I am a professional addictions counselor who, for the past 15 years, has 
provided direct drug and alcohol counseling in all treatment modalities 
including prisons. For most of those years I provided treatment in other 
counties and states. I've only resided and worked in Luzerne County for the 
past year.

I am president of Spirit and Associates, an intervention and training 
service that specializes in educating and helping the family members of 
addicted individuals. We are in the business of helping those who do not 
wish to be helped. I am also an associate co-owner of Advocates for Today's 
Families. We advocate for client rights and services within the community. 
We specialize in community and family unity. We have helped develop a 
community-based coalition group that meets every two weeks to address 
concerns regarding current drug policy and a failing legal system in 
Luzerne County.

It is not difficult for anyone working with or presently "in" the current 
system in Luzerne County to see that our system, at large, isn't working. 
This is a view also shared with me by some of the prominent members of the 
Luzerne County Court who, too, are frustrated by the system which, in one 
member's own words, "treats the addict like an animal rather than the sick 
person they are."

Why do Luzerne County officials do the same thing over and over expecting 
different results? Or ... are they expecting different results?

Luzerne County is behind the times regarding drug-law sentencing and 
treatment for drug offenders. One only has to look a short distance to the 
north to the city of Scranton to see a drug court system, that although 
new, is working and in a relatively short time of operation achieving 
impressive results.

Luzerne County is, by far, one of the worst legal systems regarding drug 
law and sentencing for those with drug charges. For example, there has been 
a recognition nationally of the drug epidemic and the need for our legal 
system to intervene. Many counties, including Lackawanna, have implemented 
Drug Court, a program designed to assist those with drug crimes with 
getting the help they need rather than simply punishing them.

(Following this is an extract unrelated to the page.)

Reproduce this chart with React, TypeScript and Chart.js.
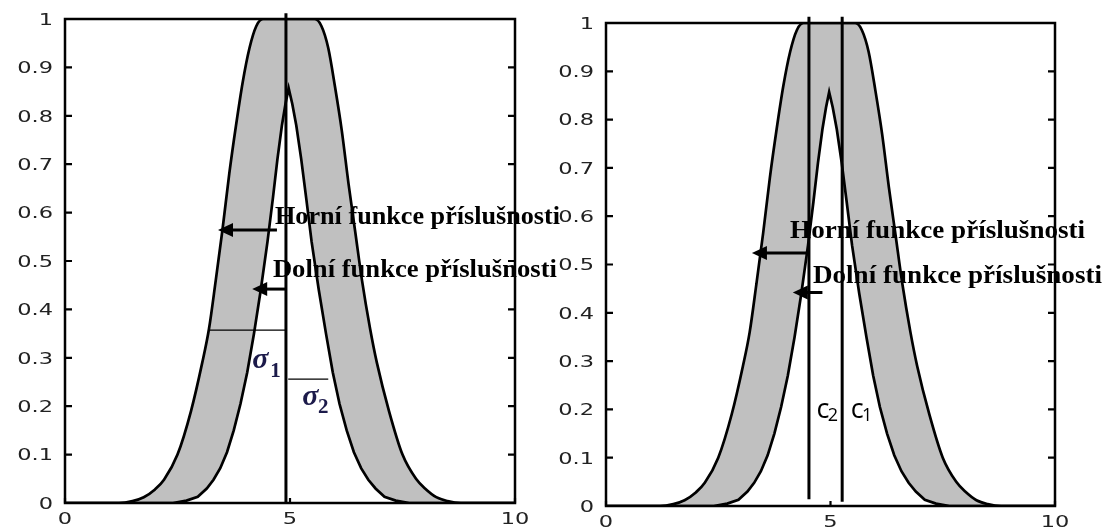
import React, { useEffect, useRef } from "react";
import { Chart, registerables } from "chart.js";
Chart.register(...registerables);

// ---------------- data ----------------
// Upper membership function (outer curve)
const upperX = [0, 1.2, 1.5, 1.75, 2.0, 2.2, 2.5, 2.8, 3.05, 3.2, 3.35, 3.5, 3.65, 3.8, 3.95, 4.1, 4.25, 4.4, 5.55, 5.7, 5.85, 6.0, 6.15, 6.3, 6.45, 6.6, 6.78, 6.93, 7.2, 7.5, 7.8, 8.0, 8.25, 8.5, 8.8, 10];
const upperY = [0, 0, 0.004, 0.012, 0.028, 0.048, 0.1, 0.19, 0.29, 0.36, 0.46, 0.565, 0.68, 0.78, 0.87, 0.94, 0.985, 1, 1, 0.985, 0.94, 0.86, 0.77, 0.66, 0.56, 0.46, 0.36, 0.29, 0.19, 0.1, 0.05, 0.03, 0.012, 0.004, 0, 0];
// Lower membership function (inner curve)
const lowerX = [0, 2.4, 2.7, 2.95, 3.15, 3.3, 3.45, 3.6, 3.75, 3.9, 4.05, 4.2, 4.35, 4.5, 4.62, 4.72, 4.82, 4.9, 4.97, 5.05, 5.14, 5.25, 5.36, 5.48, 5.64, 5.8, 5.95, 6.1, 6.26, 6.42, 6.58, 6.74, 6.9, 7.1, 7.35, 7.65, 10];
const lowerY = [0, 0, 0.005, 0.013, 0.03, 0.048, 0.072, 0.105, 0.15, 0.205, 0.27, 0.35, 0.44, 0.54, 0.63, 0.71, 0.78, 0.825, 0.857, 0.825, 0.78, 0.71, 0.63, 0.54, 0.44, 0.35, 0.27, 0.205, 0.15, 0.105, 0.072, 0.048, 0.03, 0.013, 0.005, 0, 0];

const yTickValues = [0, 0.1, 0.2, 0.3, 0.4, 0.5, 0.6, 0.7, 0.8, 0.9, 1];
const yTickLabels = ["0", "0.1", "0.2", "0.3", "0.4", "0.5", "0.6", "0.7", "0.8", "0.9", "1"];
const xTickValues = [0, 5, 10];
const xTickLabels = ["0", "5", "10"];

// Left panel reference lines
const centerX = [4.91, 4.91];
const centerY = [0, 1.012];
const sigma1X = [3.22, 4.91];
const sigma1Y = [0.357, 0.357];
const sigma2X = [4.96, 5.85];
const sigma2Y = [0.256, 0.256];
// Right panel centre lines
const c2X = [4.52, 4.52];
const c2Y = [0.014, 1.013];
const c1X = [5.26, 5.26];
const c1Y = [0.009, 1.013];

const textUpper = "Horní funkce příslušnosti";
const textLower = "Dolní funkce příslušnosti";

// ---------------- panel specs ----------------
const zip = (xs: number[], ys: number[]) => xs.map((x, i) => ({ x, y: ys[i] }));

const labelFont = 'bold 25px "Liberation Serif"';
const sigmaFont = 'italic bold 30px "Liberation Serif"';
const subFont = 'bold 21px "Liberation Serif"';
const sigmaColor = "#1c1a4a";

const leftSpec = {
  left: 0,
  width: 560,
  padding: { left: 65, right: 45, top: 19, bottom: 27 },
  lines: [
    { xs: centerX, ys: centerY, w: 3 },
    { xs: sigma1X, ys: sigma1Y, w: 1.3 },
    { xs: sigma2X, ys: sigma2Y, w: 1.3 },
  ],
  arrows: [
    { x0: 4.71, x1: 3.4, y: 0.564 },
    { x0: 4.91, x1: 4.16, y: 0.442 },
  ],
  texts: [
    { text: textUpper, x: 4.667, y: 0.576, font: labelFont, color: "#000", width: 285 },
    { text: textLower, x: 4.62, y: 0.467, font: labelFont, color: "#000", width: 284 },
    { text: "σ", x: 4.16, y: 0.279, font: sigmaFont, color: sigmaColor },
    { text: "1", x: 4.56, y: 0.26, font: subFont, color: sigmaColor },
    { text: "σ", x: 5.27, y: 0.202, font: sigmaFont, color: sigmaColor },
    { text: "2", x: 5.62, y: 0.186, font: subFont, color: sigmaColor },
  ],
};

const cFont = '27px "Open Sans"';
const cSubFont = '18px "Open Sans"';

const rightSpec = {
  left: 540,
  width: 565,
  padding: { left: 66, right: 50, top: 23, bottom: 24 },
  lines: [
    { xs: c2X, ys: c2Y, w: 3 },
    { xs: c1X, ys: c1Y, w: 3 },
  ],
  arrows: [
    { x0: 4.5, x1: 3.25, y: 0.524 },
    { x0: 4.82, x1: 4.16, y: 0.442 },
  ],
  texts: [
    { text: textUpper, x: 4.1, y: 0.555, font: labelFont, color: "#000", width: 295 },
    { text: textLower, x: 4.61, y: 0.462, font: labelFont, color: "#000", width: 289 },
    { text: "c", x: 4.69, y: 0.182, font: cFont, color: "#000" },
    { text: "2", x: 4.94, y: 0.176, font: cSubFont, color: "#000" },
    { text: "c", x: 5.45, y: 0.182, font: cFont, color: "#000" },
    { text: "1", x: 5.7, y: 0.176, font: cSubFont, color: "#000" },
  ],
};

function makeDecor(spec: any) {
  return {
    id: "decor",
    afterDatasetsDraw(chart: any) {
      const { ctx, chartArea: a, scales } = chart;
      const sx = scales.x;
      const sy = scales.y;
      ctx.save();
      // frame
      ctx.strokeStyle = "#000";
      ctx.lineWidth = 2.5;
      ctx.strokeRect(a.left, a.top, a.right - a.left, a.bottom - a.top);
      // inward ticks
      ctx.lineWidth = 2.2;
      ctx.beginPath();
      yTickValues.forEach((v) => {
        if (v <= 0 || v >= 1) return;
        const py = sy.getPixelForValue(v);
        ctx.moveTo(a.left, py);
        ctx.lineTo(a.left + 7, py);
        ctx.moveTo(a.right, py);
        ctx.lineTo(a.right - 7, py);
      });
      xTickValues.forEach((v) => {
        const px = sx.getPixelForValue(v);
        ctx.moveTo(px, a.bottom);
        ctx.lineTo(px, a.bottom - 5);
      });
      ctx.stroke();

      // arrows
      ctx.fillStyle = "#000";
      spec.arrows.forEach((ar: any) => {
        const x0 = sx.getPixelForValue(ar.x0);
        const x1 = sx.getPixelForValue(ar.x1);
        const py = sy.getPixelForValue(ar.y);
        ctx.lineWidth = 3;
        ctx.beginPath();
        ctx.moveTo(x0, py);
        ctx.lineTo(x1 + 10, py);
        ctx.stroke();
        ctx.beginPath();
        ctx.moveTo(x1, py);
        ctx.lineTo(x1 + 15, py - 7);
        ctx.lineTo(x1 + 15, py + 7);
        ctx.closePath();
        ctx.fill();
      });

      // tick labels (wide sans)
      ctx.fillStyle = "#222";
      ctx.font = '15px "DejaVu Sans"';
      ctx.textBaseline = "middle";
      yTickValues.forEach((v, i) => {
        const py = sy.getPixelForValue(v) + 2;
        ctx.save();
        ctx.translate(a.left - 12, py);
        ctx.scale(1.5, 1);
        ctx.textAlign = "right";
        ctx.fillText(yTickLabels[i], 0, 0);
        ctx.restore();
      });
      xTickValues.forEach((v, i) => {
        const px = sx.getPixelForValue(v);
        ctx.save();
        ctx.translate(px, a.bottom + 17);
        ctx.scale(1.5, 1);
        ctx.textAlign = "center";
        ctx.fillText(xTickLabels[i], 0, 0);
        ctx.restore();
      });

      // annotation texts
      spec.texts.forEach((t: any) => {
        ctx.font = t.font;
        ctx.fillStyle = t.color;
        ctx.textAlign = "left";
        ctx.textBaseline = "alphabetic";
        const px = sx.getPixelForValue(t.x);
        const py = sy.getPixelForValue(t.y);
        let k = 1;
        if (t.width) k = t.width / ctx.measureText(t.text).width;
        ctx.save();
        ctx.translate(px, py);
        ctx.scale(k, 1);
        ctx.fillText(t.text, 0, 0);
        ctx.restore();
      });
      ctx.restore();
    },
  };
}

function Panel({ spec }: { spec: any }) {
  const ref = useRef<HTMLCanvasElement>(null);
  useEffect(() => {
    const lineSets = spec.lines.map((l: any) => ({
      data: zip(l.xs, l.ys),
      borderColor: "#000",
      borderWidth: l.w,
      pointRadius: 0,
      fill: false,
      clip: false,
      tension: 0,
      order: 0,
    }));
    const chart = new Chart(ref.current!, {
      type: "line",
      data: {
        datasets: [
          ...lineSets,
          {
            data: zip(lowerX, lowerY),
            borderColor: "#000",
            borderWidth: 2.7,
            pointRadius: 0,
            fill: false,
            tension: 0,
            order: 1,
          },
          {
            data: zip(upperX, upperY),
            borderColor: "#000",
            borderWidth: 2.7,
            pointRadius: 0,
            fill: "-1",
            backgroundColor: "#c0c0c0",
            cubicInterpolationMode: "monotone",
            order: 2,
          },
        ],
      },
      options: {
        responsive: false,
        animation: false,
        devicePixelRatio: 1,
        layout: { padding: spec.padding },
        scales: {
          x: { type: "linear", min: 0, max: 10, display: false },
          y: { type: "linear", min: 0, max: 1, display: false },
        },
        plugins: {
          legend: { display: false },
          tooltip: { enabled: false },
          filler: { drawTime: "beforeDatasetsDraw" },
        },
      } as any,
      plugins: [makeDecor(spec)],
    } as any);
    return () => chart.destroy();
  }, [spec]);
  return (
    <canvas
      ref={ref}
      width={spec.width}
      height={530}
      style={{ position: "absolute", left: spec.left, top: 0, width: spec.width, height: 530 }}
    />
  );
}

export default function App() {
  return (
    <div
      style={{
        position: "absolute",
        left: 0,
        top: 0,
        width: 1105,
        height: 530,
        background: "#fff",
        overflow: "hidden",
      }}
    >
      <Panel spec={leftSpec} />
      <Panel spec={rightSpec} />
    </div>
  );
}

Yes, the addicted individual does suffer from an illness. It should be 
noted that this illness is a highly treatable illness and with proper 
treatment "lasting change" in the person can be achieved.

Yes, the addicted individual is indeed responsible for their actions. No 
one is seeking to excuse the addict for their crimes or misdeeds, and yes, 
they should pay to society "appropriate" penalty as established by law.

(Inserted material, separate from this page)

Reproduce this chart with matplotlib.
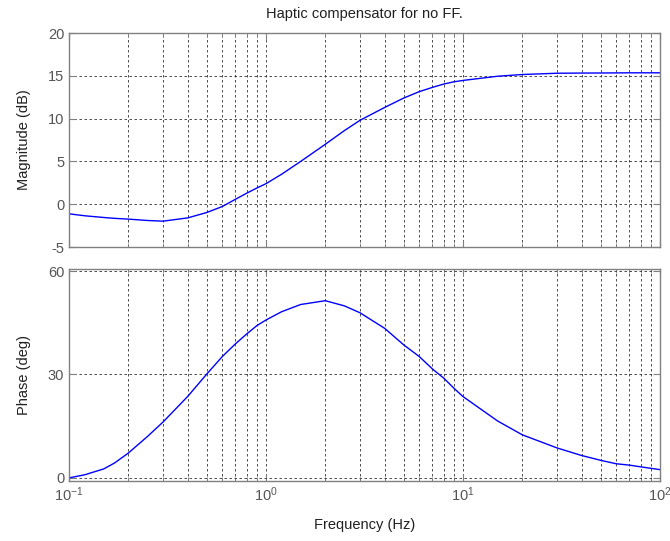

However, punishment alone does not address the problem and move toward 
effective long-term solutions. In most cases, simply punishing the addict 
only exasperates the problem, leading to continued recidivism and a 
revolving door to the prisons with the addict being incarcerated, serving a 
sentence, being released in the same or in many cases worse condition, 
being released only to recommit crimes to support their addiction and 
ultimately to being re-incarcerated.

A truly wonderful system for perpetuation of the ongoing cycle of despair 
resulting in ever increasing numbers of deaths, misery, and innocent 
victims along the way.

The good-old-boy system - or, the "nephew of a political official" gets a 
slap on the wrist and turned loose while those without power or influence 
are locked up and warehoused in a prison without proper treatment of their 
illness - is not the answer.

Drug Courts coupled with proper treatment of the illness of addiction has a 
proven record of success in many communities through out the United States 

It is time for Luzerne County to enter the new millennium and abandon 
antiquated methods that did not work then, and still do not today.

It's time that the citizens of this community collaborate to effect viable 
changes in our current drug policies.